Problem to solve: Every line from the start of the entries up to and including the one bearing "const y = d3.scaleLinear().domain([0, 320]).range([348, 28]);" must be printed verbatim, without the pictures.

___ Records ___

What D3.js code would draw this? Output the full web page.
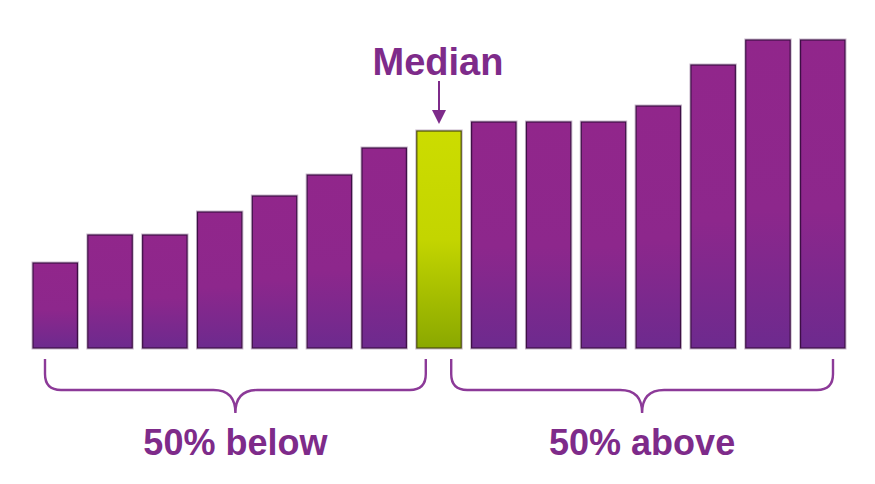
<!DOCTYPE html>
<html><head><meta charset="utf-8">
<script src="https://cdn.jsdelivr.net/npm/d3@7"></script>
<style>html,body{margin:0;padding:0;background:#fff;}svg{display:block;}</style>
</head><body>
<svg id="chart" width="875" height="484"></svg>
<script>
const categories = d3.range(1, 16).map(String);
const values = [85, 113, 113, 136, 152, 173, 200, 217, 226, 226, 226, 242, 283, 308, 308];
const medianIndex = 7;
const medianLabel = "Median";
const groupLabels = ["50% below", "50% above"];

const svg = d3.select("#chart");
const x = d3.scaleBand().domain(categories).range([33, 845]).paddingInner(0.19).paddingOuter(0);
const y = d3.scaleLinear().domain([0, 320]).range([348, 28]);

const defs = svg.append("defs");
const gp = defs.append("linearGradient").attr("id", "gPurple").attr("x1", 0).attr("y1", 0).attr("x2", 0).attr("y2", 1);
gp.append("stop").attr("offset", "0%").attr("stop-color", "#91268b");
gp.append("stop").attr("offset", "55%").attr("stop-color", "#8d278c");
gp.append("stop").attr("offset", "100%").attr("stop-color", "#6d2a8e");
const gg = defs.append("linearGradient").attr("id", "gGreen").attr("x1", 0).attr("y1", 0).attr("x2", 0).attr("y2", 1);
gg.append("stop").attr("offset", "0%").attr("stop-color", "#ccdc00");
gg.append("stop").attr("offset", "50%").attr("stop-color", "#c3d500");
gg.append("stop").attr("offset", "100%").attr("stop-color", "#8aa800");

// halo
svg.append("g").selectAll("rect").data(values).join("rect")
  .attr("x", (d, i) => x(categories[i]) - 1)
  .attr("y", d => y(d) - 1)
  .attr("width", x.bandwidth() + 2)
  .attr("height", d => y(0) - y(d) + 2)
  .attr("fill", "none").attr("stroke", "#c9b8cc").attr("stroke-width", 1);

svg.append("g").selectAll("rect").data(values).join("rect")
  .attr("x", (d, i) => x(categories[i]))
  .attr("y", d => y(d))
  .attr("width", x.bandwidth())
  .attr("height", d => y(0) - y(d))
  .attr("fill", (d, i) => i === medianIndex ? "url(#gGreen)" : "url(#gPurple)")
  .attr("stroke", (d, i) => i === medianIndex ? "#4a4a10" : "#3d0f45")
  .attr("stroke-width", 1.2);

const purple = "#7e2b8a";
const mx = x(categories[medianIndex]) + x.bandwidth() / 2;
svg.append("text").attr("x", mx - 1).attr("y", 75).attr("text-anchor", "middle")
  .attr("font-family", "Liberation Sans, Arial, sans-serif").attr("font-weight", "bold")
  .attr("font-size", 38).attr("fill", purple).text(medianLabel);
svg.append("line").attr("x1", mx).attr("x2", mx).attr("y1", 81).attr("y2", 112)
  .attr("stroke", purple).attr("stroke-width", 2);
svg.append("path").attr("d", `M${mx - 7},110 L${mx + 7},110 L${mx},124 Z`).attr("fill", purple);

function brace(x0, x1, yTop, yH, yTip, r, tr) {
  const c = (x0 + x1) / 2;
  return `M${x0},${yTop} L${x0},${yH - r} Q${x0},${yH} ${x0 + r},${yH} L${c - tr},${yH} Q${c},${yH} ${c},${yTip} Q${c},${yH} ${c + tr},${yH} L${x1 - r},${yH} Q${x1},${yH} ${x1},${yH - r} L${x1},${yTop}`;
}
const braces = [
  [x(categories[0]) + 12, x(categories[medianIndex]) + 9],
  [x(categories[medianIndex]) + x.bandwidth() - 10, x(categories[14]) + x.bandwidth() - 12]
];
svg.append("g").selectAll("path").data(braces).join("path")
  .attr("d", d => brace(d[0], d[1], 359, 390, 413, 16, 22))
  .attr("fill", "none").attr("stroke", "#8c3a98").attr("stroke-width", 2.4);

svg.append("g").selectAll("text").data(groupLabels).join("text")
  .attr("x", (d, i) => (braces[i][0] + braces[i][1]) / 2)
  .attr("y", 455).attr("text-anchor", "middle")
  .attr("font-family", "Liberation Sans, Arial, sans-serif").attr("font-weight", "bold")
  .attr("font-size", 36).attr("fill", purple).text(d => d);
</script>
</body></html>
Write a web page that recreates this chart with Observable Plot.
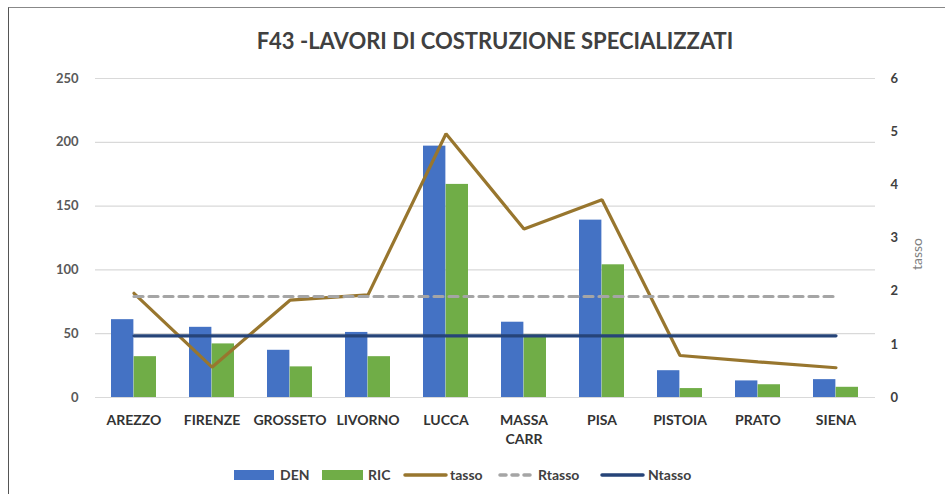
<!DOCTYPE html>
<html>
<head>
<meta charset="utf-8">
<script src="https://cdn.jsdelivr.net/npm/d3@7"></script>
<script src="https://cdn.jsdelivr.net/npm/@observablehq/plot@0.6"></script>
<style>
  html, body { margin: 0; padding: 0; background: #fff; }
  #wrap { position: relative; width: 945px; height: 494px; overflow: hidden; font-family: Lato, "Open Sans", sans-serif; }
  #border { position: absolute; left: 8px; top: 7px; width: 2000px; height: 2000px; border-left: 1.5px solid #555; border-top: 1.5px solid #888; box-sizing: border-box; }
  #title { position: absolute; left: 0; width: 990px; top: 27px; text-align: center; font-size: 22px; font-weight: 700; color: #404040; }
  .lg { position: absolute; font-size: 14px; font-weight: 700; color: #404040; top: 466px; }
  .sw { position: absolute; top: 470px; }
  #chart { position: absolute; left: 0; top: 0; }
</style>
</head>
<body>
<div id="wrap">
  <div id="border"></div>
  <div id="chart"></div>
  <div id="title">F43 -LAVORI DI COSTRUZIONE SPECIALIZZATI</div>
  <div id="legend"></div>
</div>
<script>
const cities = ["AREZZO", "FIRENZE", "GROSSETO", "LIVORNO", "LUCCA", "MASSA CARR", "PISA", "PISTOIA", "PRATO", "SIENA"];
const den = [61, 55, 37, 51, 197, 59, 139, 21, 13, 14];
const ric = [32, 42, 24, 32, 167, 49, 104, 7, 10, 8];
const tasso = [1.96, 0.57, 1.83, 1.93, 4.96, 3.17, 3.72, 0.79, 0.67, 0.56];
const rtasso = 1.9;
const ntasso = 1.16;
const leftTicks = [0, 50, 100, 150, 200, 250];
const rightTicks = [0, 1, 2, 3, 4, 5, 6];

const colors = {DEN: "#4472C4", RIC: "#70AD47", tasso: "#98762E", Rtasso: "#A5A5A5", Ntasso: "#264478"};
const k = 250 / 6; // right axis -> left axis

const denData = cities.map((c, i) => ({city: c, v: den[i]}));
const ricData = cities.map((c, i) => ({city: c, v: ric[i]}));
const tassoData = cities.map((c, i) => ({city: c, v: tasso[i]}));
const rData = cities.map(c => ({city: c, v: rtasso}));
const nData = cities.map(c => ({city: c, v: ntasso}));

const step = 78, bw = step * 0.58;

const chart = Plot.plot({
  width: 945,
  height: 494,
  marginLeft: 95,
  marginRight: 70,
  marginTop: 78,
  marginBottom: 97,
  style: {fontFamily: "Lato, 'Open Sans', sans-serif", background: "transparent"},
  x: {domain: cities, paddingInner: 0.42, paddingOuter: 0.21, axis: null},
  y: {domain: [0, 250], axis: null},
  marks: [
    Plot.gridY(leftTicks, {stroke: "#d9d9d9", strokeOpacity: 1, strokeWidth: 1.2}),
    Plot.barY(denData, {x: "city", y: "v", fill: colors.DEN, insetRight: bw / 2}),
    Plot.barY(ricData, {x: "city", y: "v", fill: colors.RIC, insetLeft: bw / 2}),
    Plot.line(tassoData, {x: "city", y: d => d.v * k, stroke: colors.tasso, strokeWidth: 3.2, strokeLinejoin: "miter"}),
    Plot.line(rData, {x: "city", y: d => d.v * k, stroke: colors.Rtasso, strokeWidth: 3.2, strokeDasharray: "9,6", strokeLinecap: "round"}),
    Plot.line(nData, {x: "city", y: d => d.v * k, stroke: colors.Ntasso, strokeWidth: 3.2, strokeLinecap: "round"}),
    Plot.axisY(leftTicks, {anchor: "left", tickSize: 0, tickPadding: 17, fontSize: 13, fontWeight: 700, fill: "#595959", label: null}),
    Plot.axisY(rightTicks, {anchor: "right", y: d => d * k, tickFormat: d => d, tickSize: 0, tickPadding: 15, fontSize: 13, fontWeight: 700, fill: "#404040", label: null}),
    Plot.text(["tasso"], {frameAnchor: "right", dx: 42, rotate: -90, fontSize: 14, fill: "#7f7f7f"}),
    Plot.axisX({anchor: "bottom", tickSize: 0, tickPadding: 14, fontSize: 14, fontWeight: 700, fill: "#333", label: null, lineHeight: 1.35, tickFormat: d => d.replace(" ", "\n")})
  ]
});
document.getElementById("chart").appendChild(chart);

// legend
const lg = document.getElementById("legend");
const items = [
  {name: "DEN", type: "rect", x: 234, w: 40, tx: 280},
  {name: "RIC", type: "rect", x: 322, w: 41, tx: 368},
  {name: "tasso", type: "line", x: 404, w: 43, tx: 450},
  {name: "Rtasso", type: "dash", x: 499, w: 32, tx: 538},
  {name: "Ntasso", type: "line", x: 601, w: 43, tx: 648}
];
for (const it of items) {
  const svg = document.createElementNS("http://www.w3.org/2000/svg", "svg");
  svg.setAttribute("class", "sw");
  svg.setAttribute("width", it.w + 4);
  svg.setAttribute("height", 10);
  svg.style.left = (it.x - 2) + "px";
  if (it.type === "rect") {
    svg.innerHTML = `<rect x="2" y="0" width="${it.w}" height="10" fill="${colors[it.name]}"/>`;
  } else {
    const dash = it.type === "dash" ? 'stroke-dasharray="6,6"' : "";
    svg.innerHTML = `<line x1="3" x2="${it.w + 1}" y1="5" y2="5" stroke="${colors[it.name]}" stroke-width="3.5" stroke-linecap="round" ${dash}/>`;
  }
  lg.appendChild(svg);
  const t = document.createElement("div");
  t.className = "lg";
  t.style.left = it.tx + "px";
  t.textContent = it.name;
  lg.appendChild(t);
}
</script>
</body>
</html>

___

Response to this exercise:
What D3.js code would draw this? Output the full web page.
<!DOCTYPE html>
<html><head><meta charset="utf-8">
<script src="https://cdn.jsdelivr.net/npm/d3@7"></script>
<style>html,body{margin:0;padding:0;background:#fff;}svg{display:block;}</style>
</head><body>
<svg id="chart" width="875" height="484"></svg>
<script>
const categories = d3.range(1, 16).map(String);
const values = [85, 113, 113, 136, 152, 173, 200, 217, 226, 226, 226, 242, 283, 308, 308];
const medianIndex = 7;
const medianLabel = "Median";
const groupLabels = ["50% below", "50% above"];

const svg = d3.select("#chart");
const x = d3.scaleBand().domain(categories).range([33, 845]).paddingInner(0.19).paddingOuter(0);
const y = d3.scaleLinear().domain([0, 320]).range([348, 28]);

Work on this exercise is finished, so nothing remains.